Problem statement:
Identify all lines below that hold "this" and collect them.
-- START --
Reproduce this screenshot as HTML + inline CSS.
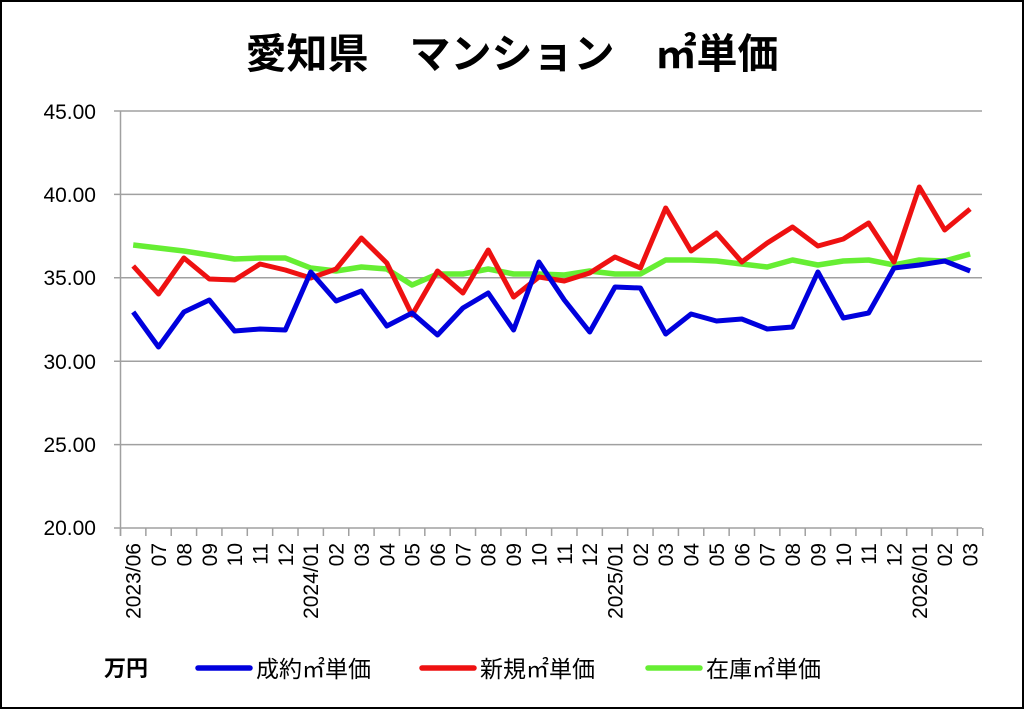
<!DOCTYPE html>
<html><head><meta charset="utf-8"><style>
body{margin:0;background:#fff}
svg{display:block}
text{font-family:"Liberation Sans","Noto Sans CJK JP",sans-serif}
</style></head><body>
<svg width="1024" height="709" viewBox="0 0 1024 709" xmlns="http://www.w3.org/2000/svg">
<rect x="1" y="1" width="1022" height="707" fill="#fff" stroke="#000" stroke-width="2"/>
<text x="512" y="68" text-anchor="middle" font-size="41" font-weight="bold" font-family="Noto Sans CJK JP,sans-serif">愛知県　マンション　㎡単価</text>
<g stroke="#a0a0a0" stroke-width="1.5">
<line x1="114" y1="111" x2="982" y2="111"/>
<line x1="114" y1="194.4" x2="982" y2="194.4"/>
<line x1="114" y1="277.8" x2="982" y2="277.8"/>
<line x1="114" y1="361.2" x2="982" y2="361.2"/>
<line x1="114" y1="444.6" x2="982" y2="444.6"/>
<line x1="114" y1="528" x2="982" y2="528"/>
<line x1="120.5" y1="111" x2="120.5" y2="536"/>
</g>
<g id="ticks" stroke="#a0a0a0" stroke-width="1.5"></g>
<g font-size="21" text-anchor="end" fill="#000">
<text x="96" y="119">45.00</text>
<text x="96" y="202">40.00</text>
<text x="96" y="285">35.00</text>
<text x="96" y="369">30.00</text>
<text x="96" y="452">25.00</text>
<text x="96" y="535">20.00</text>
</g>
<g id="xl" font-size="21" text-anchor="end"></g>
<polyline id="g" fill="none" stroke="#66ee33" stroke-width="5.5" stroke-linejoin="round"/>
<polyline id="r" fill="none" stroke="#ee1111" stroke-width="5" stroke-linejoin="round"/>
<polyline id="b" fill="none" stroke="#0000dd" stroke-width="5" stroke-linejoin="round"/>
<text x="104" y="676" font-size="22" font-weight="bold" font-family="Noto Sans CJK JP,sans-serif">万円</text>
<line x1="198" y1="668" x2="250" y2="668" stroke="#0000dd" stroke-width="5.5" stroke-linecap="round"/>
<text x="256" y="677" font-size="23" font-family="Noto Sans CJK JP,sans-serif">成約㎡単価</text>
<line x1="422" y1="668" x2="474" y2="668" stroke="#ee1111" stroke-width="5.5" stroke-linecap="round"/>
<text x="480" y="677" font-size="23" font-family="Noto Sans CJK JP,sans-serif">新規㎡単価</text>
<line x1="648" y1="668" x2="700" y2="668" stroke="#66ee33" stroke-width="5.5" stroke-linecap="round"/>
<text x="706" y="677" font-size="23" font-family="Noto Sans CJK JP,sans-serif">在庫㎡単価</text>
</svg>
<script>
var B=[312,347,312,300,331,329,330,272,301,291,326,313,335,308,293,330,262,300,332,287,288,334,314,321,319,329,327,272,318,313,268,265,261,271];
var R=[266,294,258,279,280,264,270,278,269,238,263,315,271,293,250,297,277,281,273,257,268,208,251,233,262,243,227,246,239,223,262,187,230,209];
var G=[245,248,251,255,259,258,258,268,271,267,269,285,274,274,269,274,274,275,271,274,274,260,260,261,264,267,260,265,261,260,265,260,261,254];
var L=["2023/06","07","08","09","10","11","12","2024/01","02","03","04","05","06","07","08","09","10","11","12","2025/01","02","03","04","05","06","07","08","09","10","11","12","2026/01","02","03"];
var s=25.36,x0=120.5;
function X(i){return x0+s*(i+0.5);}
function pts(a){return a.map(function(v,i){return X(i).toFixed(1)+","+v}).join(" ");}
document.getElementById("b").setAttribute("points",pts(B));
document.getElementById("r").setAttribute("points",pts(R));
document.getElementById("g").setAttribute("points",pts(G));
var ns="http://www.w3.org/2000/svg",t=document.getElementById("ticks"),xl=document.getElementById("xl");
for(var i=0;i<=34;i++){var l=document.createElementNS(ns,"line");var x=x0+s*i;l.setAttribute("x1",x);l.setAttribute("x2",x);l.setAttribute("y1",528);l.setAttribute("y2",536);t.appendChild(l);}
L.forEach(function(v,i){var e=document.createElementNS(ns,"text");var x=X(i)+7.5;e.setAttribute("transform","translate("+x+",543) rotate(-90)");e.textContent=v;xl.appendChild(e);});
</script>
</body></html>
-- END --
-- START --
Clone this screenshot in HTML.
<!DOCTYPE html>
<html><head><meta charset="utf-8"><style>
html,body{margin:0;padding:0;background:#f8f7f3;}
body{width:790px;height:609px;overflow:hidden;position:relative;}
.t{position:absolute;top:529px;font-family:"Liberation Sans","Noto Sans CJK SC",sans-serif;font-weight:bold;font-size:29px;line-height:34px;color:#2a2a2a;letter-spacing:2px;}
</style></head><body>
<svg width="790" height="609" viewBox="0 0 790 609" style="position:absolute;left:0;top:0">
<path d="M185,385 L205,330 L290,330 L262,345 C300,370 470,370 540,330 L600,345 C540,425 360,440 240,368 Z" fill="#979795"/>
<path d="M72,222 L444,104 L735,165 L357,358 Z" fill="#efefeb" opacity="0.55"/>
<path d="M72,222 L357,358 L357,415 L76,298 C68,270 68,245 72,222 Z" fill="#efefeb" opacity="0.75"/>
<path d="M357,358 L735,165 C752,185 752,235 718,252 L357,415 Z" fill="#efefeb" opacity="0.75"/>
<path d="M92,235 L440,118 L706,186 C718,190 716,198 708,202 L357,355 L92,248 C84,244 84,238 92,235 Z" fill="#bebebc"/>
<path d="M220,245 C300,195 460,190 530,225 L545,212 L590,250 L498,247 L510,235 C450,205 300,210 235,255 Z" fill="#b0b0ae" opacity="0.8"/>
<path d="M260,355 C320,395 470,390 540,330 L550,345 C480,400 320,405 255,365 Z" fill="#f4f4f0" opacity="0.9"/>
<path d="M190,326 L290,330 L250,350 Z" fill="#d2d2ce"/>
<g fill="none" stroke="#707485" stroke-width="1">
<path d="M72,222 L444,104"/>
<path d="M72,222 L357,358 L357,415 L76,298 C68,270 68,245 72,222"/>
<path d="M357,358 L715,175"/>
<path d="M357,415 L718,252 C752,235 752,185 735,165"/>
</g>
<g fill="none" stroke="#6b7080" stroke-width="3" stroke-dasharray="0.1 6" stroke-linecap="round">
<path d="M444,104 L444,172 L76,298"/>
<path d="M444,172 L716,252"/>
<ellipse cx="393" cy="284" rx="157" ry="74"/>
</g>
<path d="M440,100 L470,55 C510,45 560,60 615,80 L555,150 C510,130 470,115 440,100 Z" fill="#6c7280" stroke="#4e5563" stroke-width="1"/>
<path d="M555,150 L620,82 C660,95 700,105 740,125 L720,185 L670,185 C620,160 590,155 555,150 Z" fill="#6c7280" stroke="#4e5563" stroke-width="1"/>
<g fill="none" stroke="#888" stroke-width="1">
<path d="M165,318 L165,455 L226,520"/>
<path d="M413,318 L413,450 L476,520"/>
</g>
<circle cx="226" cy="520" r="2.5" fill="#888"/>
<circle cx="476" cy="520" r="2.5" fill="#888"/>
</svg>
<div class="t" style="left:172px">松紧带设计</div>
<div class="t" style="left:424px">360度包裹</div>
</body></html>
-- END --
Reply to the task:
Reproduce this screenshot as HTML + inline CSS.
Clone this screenshot in HTML.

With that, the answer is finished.